Apart from the daily eating, the other activity that we enjoyed the most during this trip was the 2-hour walk across the padi fields encircling the Chedi Club’s compound and through a local village that was next to the compound.
Two staff from the Chedi Club brought us on this “guided walking tour”, explaining the rice planting and harvesting cycle and local village customs as well as pointing out to us the various plants and vegetables that were grown in the area, some of which feature in the daily meals at the resort.
Rice planting is back-breaking work. We were also told that it is very laborious for the farmers to chase away the birds which descend on the fields in droves, pecking at the rice grains. To scare the birds, the farmers put up scarecrows, hang up large pieces of coloured cloths which flutter in the wind, construct rudimentary-looking contraptions which produce loud, clanking noises as well as personally roaming in the padi fields making eagle-like screeches from time to time.

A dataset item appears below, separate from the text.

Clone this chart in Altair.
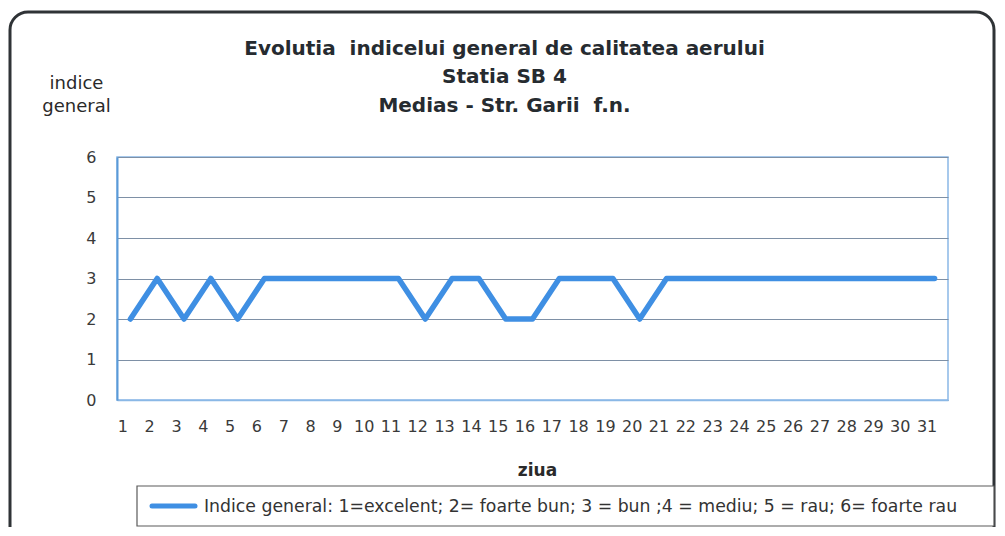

Left: Glutinous rice. Right: White rice.
Cocoa trees! This is the first time that I have seen a real cocoa fruit and I was so excited! There were a few cocoa fruits hanging on the trees and I asked the guides if I could pluck one. I wanted to break open the fruit and see what it looked like inside. My husband glared at me when I voiced my suggestion and well, that was the end of it.
And we saw coffee berries too! Reminded me of the delicious Luwak coffee I tried in Jakarta, but no, civet cats do not live in Bali.
Oh, we saw an avocado tree with many fruits on our way up to Bedugul too!